With Disney+ subscriber growth slowing and the pandemic continuing to weigh on the crucial theme-park business’ recovery, Disney’s (DIS) stock has lagged both the S&P 500 (^GSPC) and Dow Jones Industrial Average (^DJI) since mid-March. Year to date shares are now down about 6%. 

Judging by a pair of cautious analyst notes out Monday ahead of Disney’s earnings release on Nov. 10, the stock stands to stay dead money in the near-term. 

“Long-term streaming guidance could be at risk,” said Barclays analyst Kannan Venkateshwar in a new piece of research to clients. The analyst downgraded his rating on Disney to Equal-weight from Out-perform. He also cut his price target by 17% to $175.
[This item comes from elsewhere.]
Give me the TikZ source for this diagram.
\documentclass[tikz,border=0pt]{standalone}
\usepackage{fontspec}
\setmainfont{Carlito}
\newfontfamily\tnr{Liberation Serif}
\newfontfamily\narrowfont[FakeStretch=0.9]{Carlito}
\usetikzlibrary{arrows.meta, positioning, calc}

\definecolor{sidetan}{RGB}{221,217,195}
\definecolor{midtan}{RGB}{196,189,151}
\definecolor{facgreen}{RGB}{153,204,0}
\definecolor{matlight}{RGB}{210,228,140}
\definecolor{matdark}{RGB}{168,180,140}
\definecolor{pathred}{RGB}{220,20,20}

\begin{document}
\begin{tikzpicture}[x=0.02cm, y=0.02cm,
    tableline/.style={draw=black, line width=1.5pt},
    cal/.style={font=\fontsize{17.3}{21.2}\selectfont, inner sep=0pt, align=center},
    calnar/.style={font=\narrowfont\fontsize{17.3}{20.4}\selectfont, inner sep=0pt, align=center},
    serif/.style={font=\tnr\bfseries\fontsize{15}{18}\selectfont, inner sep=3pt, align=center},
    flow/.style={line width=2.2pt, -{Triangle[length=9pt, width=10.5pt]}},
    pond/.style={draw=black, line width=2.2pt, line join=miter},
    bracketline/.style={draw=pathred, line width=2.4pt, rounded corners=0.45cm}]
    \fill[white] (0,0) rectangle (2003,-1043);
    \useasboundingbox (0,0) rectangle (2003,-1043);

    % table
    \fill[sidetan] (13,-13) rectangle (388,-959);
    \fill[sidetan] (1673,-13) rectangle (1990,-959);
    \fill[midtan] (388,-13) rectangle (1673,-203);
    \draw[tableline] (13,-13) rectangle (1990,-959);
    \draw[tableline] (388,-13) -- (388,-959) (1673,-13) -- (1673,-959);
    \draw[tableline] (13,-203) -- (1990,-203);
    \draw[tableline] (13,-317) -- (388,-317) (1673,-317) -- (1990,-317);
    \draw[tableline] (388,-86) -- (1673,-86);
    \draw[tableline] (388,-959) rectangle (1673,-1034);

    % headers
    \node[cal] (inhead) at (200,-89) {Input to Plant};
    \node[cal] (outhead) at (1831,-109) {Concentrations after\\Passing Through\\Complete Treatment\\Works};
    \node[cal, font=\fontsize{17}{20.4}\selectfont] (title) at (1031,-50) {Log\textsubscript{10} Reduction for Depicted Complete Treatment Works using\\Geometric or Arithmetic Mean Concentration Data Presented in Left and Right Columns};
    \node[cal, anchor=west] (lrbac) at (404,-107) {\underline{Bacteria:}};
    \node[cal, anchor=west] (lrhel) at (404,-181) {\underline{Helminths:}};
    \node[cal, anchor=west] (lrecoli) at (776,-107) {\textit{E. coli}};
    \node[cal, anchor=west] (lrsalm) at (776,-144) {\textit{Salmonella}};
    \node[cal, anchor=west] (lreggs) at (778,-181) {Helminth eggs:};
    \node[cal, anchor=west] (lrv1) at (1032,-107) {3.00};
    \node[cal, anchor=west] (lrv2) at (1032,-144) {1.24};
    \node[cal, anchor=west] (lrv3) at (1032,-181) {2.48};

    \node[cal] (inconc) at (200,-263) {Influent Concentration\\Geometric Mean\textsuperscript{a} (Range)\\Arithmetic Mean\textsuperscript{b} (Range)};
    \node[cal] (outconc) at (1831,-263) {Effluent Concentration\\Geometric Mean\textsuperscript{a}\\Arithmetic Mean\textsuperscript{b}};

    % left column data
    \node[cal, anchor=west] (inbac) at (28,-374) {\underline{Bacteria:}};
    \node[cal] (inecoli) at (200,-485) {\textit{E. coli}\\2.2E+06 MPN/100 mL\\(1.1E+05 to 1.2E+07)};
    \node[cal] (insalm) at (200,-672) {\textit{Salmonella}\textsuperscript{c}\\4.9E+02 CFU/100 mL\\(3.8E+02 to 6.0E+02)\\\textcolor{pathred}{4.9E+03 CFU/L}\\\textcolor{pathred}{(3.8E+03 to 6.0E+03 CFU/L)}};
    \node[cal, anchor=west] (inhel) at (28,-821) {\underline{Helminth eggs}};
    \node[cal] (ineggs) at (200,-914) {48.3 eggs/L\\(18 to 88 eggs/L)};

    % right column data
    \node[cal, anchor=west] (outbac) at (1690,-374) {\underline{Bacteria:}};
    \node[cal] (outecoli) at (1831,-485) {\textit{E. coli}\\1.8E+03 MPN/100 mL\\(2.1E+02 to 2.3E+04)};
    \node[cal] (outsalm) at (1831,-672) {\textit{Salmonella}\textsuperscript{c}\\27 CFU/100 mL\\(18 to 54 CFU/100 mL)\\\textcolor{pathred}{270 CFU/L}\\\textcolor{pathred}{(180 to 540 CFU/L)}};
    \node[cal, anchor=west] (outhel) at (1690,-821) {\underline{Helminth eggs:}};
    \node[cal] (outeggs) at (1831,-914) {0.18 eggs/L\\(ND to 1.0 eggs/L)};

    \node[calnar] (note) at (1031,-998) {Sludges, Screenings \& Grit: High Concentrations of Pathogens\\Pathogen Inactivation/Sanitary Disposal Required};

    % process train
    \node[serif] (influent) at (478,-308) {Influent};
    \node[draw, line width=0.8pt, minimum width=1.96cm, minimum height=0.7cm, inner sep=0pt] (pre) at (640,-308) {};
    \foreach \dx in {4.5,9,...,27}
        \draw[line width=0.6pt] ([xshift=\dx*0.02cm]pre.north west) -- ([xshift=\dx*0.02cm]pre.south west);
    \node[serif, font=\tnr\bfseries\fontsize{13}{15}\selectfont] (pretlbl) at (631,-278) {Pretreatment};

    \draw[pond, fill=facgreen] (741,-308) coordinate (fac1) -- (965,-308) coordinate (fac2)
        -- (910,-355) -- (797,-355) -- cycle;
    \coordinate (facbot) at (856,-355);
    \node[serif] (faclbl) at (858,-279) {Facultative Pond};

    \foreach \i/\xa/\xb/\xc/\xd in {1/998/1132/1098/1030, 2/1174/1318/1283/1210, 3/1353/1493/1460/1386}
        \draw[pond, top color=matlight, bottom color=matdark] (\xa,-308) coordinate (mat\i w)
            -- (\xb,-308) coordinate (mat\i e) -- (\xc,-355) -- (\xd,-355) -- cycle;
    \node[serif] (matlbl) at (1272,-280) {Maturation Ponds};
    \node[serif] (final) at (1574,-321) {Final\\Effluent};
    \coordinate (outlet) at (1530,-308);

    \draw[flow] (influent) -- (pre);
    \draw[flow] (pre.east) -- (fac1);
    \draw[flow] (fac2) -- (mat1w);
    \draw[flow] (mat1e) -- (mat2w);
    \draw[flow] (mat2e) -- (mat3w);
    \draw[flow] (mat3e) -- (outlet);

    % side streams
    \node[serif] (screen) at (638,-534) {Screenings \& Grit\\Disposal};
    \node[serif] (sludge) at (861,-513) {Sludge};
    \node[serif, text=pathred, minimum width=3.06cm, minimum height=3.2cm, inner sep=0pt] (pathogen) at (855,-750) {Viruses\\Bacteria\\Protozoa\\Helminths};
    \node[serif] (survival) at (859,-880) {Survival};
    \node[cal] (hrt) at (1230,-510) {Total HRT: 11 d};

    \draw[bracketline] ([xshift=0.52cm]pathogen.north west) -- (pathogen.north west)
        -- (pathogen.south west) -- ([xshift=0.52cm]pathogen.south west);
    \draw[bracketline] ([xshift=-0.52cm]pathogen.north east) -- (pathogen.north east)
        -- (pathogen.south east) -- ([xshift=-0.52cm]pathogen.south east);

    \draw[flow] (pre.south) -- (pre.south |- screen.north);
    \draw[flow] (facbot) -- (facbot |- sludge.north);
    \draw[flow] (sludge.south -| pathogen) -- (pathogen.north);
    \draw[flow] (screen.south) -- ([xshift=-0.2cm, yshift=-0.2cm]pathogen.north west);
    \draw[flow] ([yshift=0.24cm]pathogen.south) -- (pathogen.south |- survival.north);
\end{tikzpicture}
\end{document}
Disney’s shares fell 3.4% to $170 in afternoon trading

Continued Venkateshwar: “This year however, Disney+ growth has slowed significantly, despite launching new franchise titles, day and date movie releases and Star+. Part of this slowdown could be a function of growth pull forward into 2020 and promo roll offs, but we believe it could be due to structural factors capping growth as we detail in the note. In order to get to its long term streaming sub guide, Disney needs to more than double its current pace of growth to at least the same level as Netflix. We believe this may be tough to do.”

The analyst points to increased competition by Apple (AAPL), Amazon (AMZN) and Netflix (NFLX) on the streaming front as one key risk to the outlook for Disney+. Another consideration, Venkateshwar says, is Disney’s ability to spend on content and marketing is hamstrung because of its streaming organization is structured internally. 
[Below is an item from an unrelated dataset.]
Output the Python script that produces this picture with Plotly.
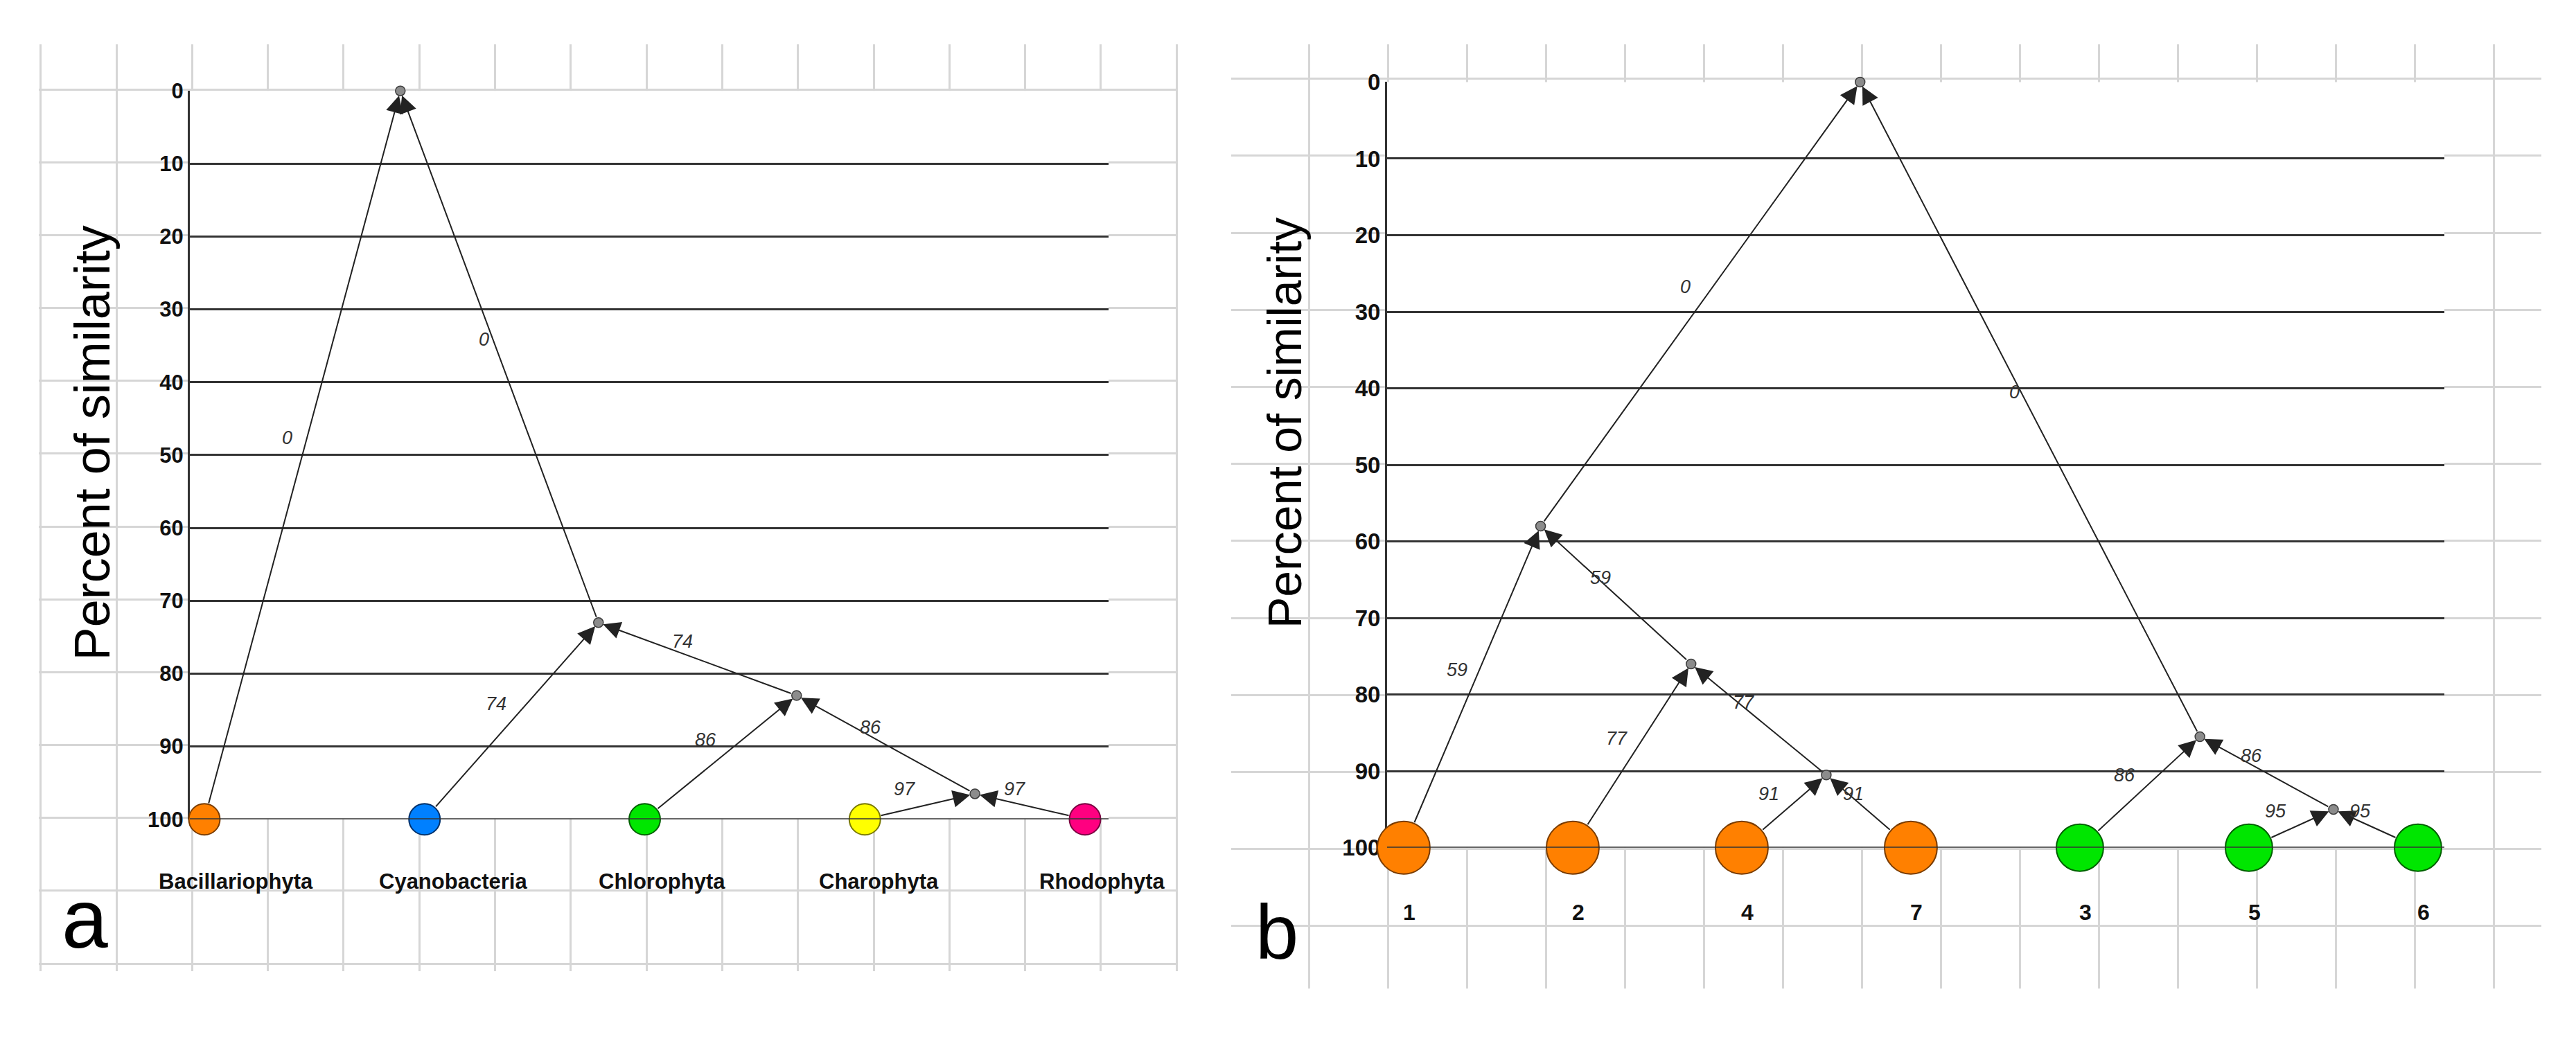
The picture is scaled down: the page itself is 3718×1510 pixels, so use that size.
"""Two similarity dendrograms (a: algal phyla, b: sampling sites) drawn with Plotly."""
import plotly.graph_objects as go

W, H = 3718, 1510

# --------------------------------------------------------------------------- #
# Data
# --------------------------------------------------------------------------- #
# Panel a: leaves sit at similarity 100, internal nodes are numbered after them.
A_LEAVES = ["Bacillariophyta", "Cyanobacteria", "Chlorophyta", "Charophyta", "Rhodophyta"]
A_MERGES = [(3, 4), (2, 5), (1, 6), (0, 7)]
A_NODE_SIM = [96.5, 83, 73, 0]
A_NODE_POS = [3.5, 2.69, 1.79, 0.89]          # horizontal position, leaf units
A_EDGE_LABELS = ["97", "86", "74", "0"]

# Panel b
B_LEAVES = ["1", "2", "4", "7", "3", "5", "6"]
B_GROUP = [1, 1, 1, 1, 2, 2, 2]
B_MERGES = [(2, 3), (1, 7), (0, 8), (5, 6), (4, 10), (9, 11)]
B_NODE_SIM = [90.5, 76, 58, 95, 85.5, 0]
B_NODE_POS = [2.5, 1.70, 0.81, 5.5, 4.71, 2.70]
B_EDGE_LABELS = ["91", "77", "59", "95", "86", "0"]

Y_TICKS = list(range(0, 101, 10))
LEAF_LEVEL = 100

# --------------------------------------------------------------------------- #
# Style
# --------------------------------------------------------------------------- #
A_LEAF_STYLE = {
    "Bacillariophyta": ("#FF8000", "#7a3c00"),
    "Cyanobacteria": ("#0080FF", "#00306a"),
    "Chlorophyta": ("#00E600", "#006000"),
    "Charophyta": ("#FFFF00", "#7a7a00"),
    "Rhodophyta": ("#FF0080", "#7a0040"),
}
B_GROUP_STYLE = {1: ("#FF8000", "#7a3c00", 76), 2: ("#00E600", "#006000", 68)}
A_LEAF_SIZE = 45

LINE = "#333333"
GRID_LIGHT = "#d6d6d6"
EDGE = "#222222"
NODE_FILL = "#8c8c8c"
SANS = "Liberation Sans, Arial, sans-serif"

# pixel boxes of each panel in the 3718x1510 picture
PANEL = {
    "a": dict(plot=(274, 1600, 116, 1194), xr=(-0.066, 4.107),
              grid=(56, 1700, 47, 1419), gx=(168, 109.3), gy=(114, 107.8),
              tick_size=31, title=(133, 637, 72), letter=(123, 1341, 120)),
    "b": dict(plot=(2002, 3528, 103, 1236), xr=(-0.098, 6.156),
              grid=(1777, 3668, 47, 1444), gx=(1889, 114.0), gy=(98, 114.0),
              tick_size=33, title=(1854, 608, 68), letter=(1843, 1361, 112)),
}


def px_x(v):
    return v / W


def px_y(v):
    return 1 - v / H


fig = go.Figure()
layout = dict(width=W, height=H, margin=dict(l=0, r=0, t=0, b=0),
              paper_bgcolor="white", plot_bgcolor="white",
              showlegend=False, hovermode=False)
annotations, shapes = [], []

# background light grid: subplots 1 and 2; dendrograms: subplots 3 and 4
for i, key in enumerate(["a", "b"]):
    p = PANEL[key]
    gx0, gx1, gy0, gy1 = p["grid"]
    n = "" if i == 0 else str(i + 1)
    layout[f"xaxis{n}"] = dict(domain=[px_x(gx0), px_x(gx1)], range=[gx0, gx1],
                               tick0=p["gx"][0], dtick=p["gx"][1], showgrid=True,
                               gridcolor=GRID_LIGHT, gridwidth=3, zeroline=False,
                               showticklabels=False, anchor=f"y{n}", fixedrange=True)
    layout[f"yaxis{n}"] = dict(domain=[px_y(gy1), px_y(gy0)], range=[gy1, gy0],
                               tick0=p["gy"][0], dtick=p["gy"][1], showgrid=True,
                               gridcolor=GRID_LIGHT, gridwidth=3, zeroline=False,
                               showticklabels=False, anchor=f"x{n}", fixedrange=True)
    fig.add_trace(go.Scatter(x=[None], y=[None], xaxis=f"x{n}", yaxis=f"y{n}",
                             hoverinfo="skip"))


def draw_panel(key, sub, leaves, merges, node_sim, node_pos, edge_labels,
               leaf_fill, leaf_line, leaf_size, label_font, label_anchor,
               label_xshift, label_yshift):
    p = PANEL[key]
    x0, x1, y0, y1 = p["plot"]
    xa, ya = f"x{sub}", f"y{sub}"
    layout[f"xaxis{sub}"] = dict(domain=[px_x(x0), px_x(x1)], range=list(p["xr"]),
                                 showgrid=False, zeroline=False, showticklabels=False,
                                 anchor=ya, fixedrange=True)
    layout[f"yaxis{sub}"] = dict(domain=[px_y(y1), px_y(y0)], range=[100, 0],
                                 tickvals=Y_TICKS, showgrid=True, gridcolor=LINE,
                                 gridwidth=3, zeroline=False, showline=True,
                                 linecolor=LINE, linewidth=3, ticks="",
                                 layer="below traces",
                                 tickfont=dict(family=SANS, size=p["tick_size"],
                                               color="#111111", weight="bold"),
                                 anchor=xa, fixedrange=True)

    n_leaves = len(leaves)
    xs = list(range(n_leaves)) + list(node_pos)
    ys = [LEAF_LEVEL] * n_leaves + list(node_sim)
    radius = [s / 2 for s in leaf_size] + [7] * len(node_pos)

    # edges child -> parent with the arrowhead at the parent
    for m, (c1, c2) in enumerate(merges):
        parent = n_leaves + m
        for c in (c1, c2):
            annotations.append(dict(
                xref=xa, yref=ya, axref=xa, ayref=ya,
                x=xs[parent], y=ys[parent], ax=xs[c], ay=ys[c], text="",
                showarrow=True, arrowhead=2, arrowsize=2.5, arrowwidth=2,
                arrowcolor=EDGE, standoff=7, startstandoff=radius[c]))
            annotations.append(dict(
                xref=xa, yref=ya, x=(xs[parent] + xs[c]) / 2,
                y=(ys[parent] + ys[c]) / 2, text=edge_labels[m], showarrow=False,
                xshift=-22, yshift=25,
                font=dict(family=SANS, size=27, color="#333333", style="italic")))

    # line at the leaf level sits on top of the leaf circles
    shapes.append(dict(type="line", xref=f"{xa} domain", yref=ya, x0=0, x1=1,
                       y0=LEAF_LEVEL, y1=LEAF_LEVEL, layer="above",
                       line=dict(color=LINE, width=3)))

    fig.add_trace(go.Scatter(
        x=list(range(n_leaves)), y=[LEAF_LEVEL] * n_leaves, mode="markers",
        xaxis=xa, yaxis=ya, cliponaxis=False, hoverinfo="skip",
        marker=dict(size=leaf_size, color=leaf_fill, opacity=1,
                    line=dict(color=leaf_line, width=2))))
    fig.add_trace(go.Scatter(
        x=list(node_pos), y=list(node_sim), mode="markers", xaxis=xa, yaxis=ya,
        cliponaxis=False, hoverinfo="skip",
        marker=dict(size=14, color=NODE_FILL, opacity=1,
                    line=dict(color="#3c3c3c", width=1.5))))

    for i, name in enumerate(leaves):
        annotations.append(dict(
            xref=xa, yref=ya, x=i, y=LEAF_LEVEL, text=name, showarrow=False,
            xanchor=label_anchor, yanchor="middle", xshift=label_xshift,
            yshift=label_yshift, font=label_font))

    tx, ty, ts = p["title"]
    annotations.append(dict(xref="paper", yref="paper", x=px_x(tx), y=px_y(ty),
                            text="Percent of similarity", textangle=-90,
                            showarrow=False, xanchor="center", yanchor="middle",
                            font=dict(family=SANS, size=ts, color="black")))
    lx, ly, ls = p["letter"]
    annotations.append(dict(xref="paper", yref="paper", x=px_x(lx), y=px_y(ly),
                            text=key, showarrow=False, xanchor="center",
                            yanchor="middle",
                            font=dict(family=SANS, size=ls, color="black")))


draw_panel("a", 3, A_LEAVES, A_MERGES, A_NODE_SIM, A_NODE_POS, A_EDGE_LABELS,
           [A_LEAF_STYLE[n][0] for n in A_LEAVES],
           [A_LEAF_STYLE[n][1] for n in A_LEAVES],
           [A_LEAF_SIZE] * len(A_LEAVES),
           dict(family=SANS, size=31, color="#111111", weight="bold"),
           "left", -68, -90)
draw_panel("b", 4, B_LEAVES, B_MERGES, B_NODE_SIM, B_NODE_POS, B_EDGE_LABELS,
           [B_GROUP_STYLE[g][0] for g in B_GROUP],
           [B_GROUP_STYLE[g][1] for g in B_GROUP],
           [B_GROUP_STYLE[g][2] for g in B_GROUP],
           dict(family=SANS, size=32, color="#111111", weight="bold"),
           "center", 8, -93)

layout["annotations"] = annotations
layout["shapes"] = shapes
fig.update_layout(**layout)

fig.write_html("out.html", config={"displayModeBar": False},
               post_script="document.body.style.margin='0';"
                           "document.body.style.overflow='hidden';")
Suffolk, Virginia, USA - April 21, 2011: A horizontal studio shot of the Disney character Winnie the Pooh shot on a blue background. Winnie the Pooh was originally created by English author A.A. Milne.

Suffolk, Virginia, USA – April 21, 2011: A horizontal studio shot of the Disney character Winnie the Pooh shot on a blue background. Winnie the Pooh was originally created by English author A.A. Milne.
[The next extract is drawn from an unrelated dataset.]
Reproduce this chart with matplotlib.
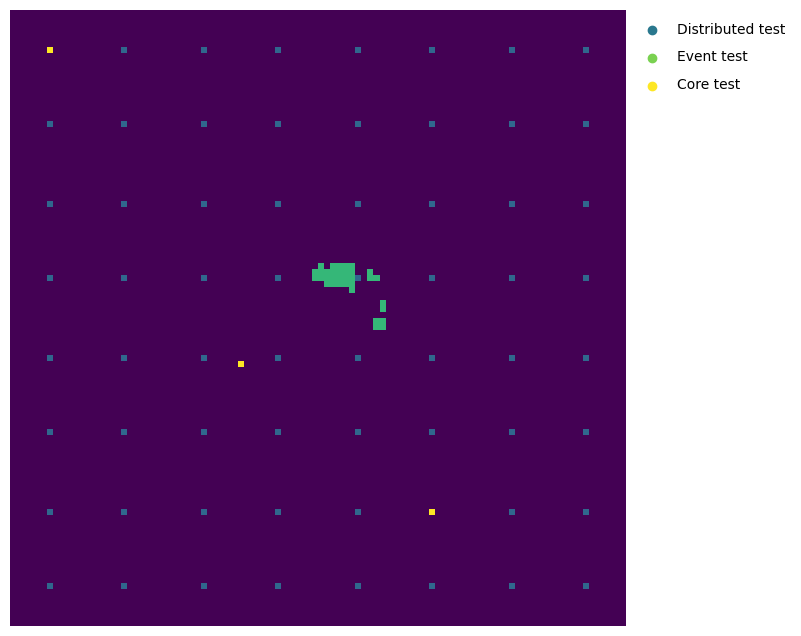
import numpy as np
import matplotlib.pyplot as plt

grid_size = 100

# sensor grid indices (same along both axes)
distributed_idx = [6, 18, 31, 43, 56, 68, 81, 93]

# core test cells as (col, row)
core_cells = [(6, 6), (37, 57), (68, 81)]

# event test cells as (row, first col, last col)
event_runs = [
    (41, 50, 50), (41, 52, 55),
    (42, 49, 55), (42, 58, 58),
    (43, 49, 55), (43, 58, 59),
    (44, 51, 55),
    (45, 55, 55),
    (47, 60, 60),
    (48, 60, 60),
    (50, 59, 60),
    (51, 59, 60),
]

labels = ["Distributed test", "Event test", "Core test"]

field = np.zeros((grid_size, grid_size))
for r, c0, c1 in event_runs:
    field[r, c0:c1 + 1] = 2
for r in distributed_idx:
    for c in distributed_idx:
        field[r, c] = 1
for c, r in core_cells:
    field[r, c] = 3

fig = plt.figure(figsize=(8.01, 6.36), dpi=100)
ax = fig.add_axes([10 / 801, 10 / 636, 616 / 801, 616 / 636])
ax.imshow(field, cmap="viridis", vmin=0, vmax=3, interpolation="nearest", aspect="auto")
ax.axis("off")

cmap = plt.get_cmap("viridis")
legend_colors = [cmap(0.4), cmap(0.8), cmap(1.0)]
handles = []
for lab, col in zip(labels, legend_colors):
    handles.append(ax.scatter([], [], color=col, s=36, label=lab))
ax.legend(handles=handles, loc="upper left", bbox_to_anchor=(1.0, 1.0),
          frameon=False, labelspacing=1.0, fontsize=10)

fig.savefig("out.png", dpi=100)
Disney recently gave its stock bears fresh kindling.

CEO Bob Chapek said at a Goldman Sachs conference in September that Disney+ subscribers slowed in the most recent quarter. He predicted Disney+ subs would rise by “low single-digit millions” in the quarter. Disney added in excess of 12 milion subscribers in the preceding three-month period.

The commentary calls into question whether Disney could hit its fiscal year 2024 Disney+ subscriber growth of 230 million to 260 million. 

MoffettNathanson founding partner Michael Nathanson said Monday it’s not all roses with Disney+.

“According to our analysis, Disney will be able to hit the mid-point of their FY 2024 target for Disney+ subscribers. Yet, our forecast of 245 million subscribers by FY 2024 assumes lower RPU [revenue per user] Disney+ Hotstar subscribers will source over 45% of the sub base. As a result of this work, we are trimming our FY 2024 DTC revenue by almost -$1.6 billion. Disney+ appears to have built incredibly high brand awareness very quickly, but it hasn’t effectively penetrated the older households without kids. So the company will need to add more off-brand general entertainment content and find ways to better leverage their Hulu ownership over time,” Nathanson said. 

Nathanson reiterated a Neutral rating on Disney’s stock with a $180 price target.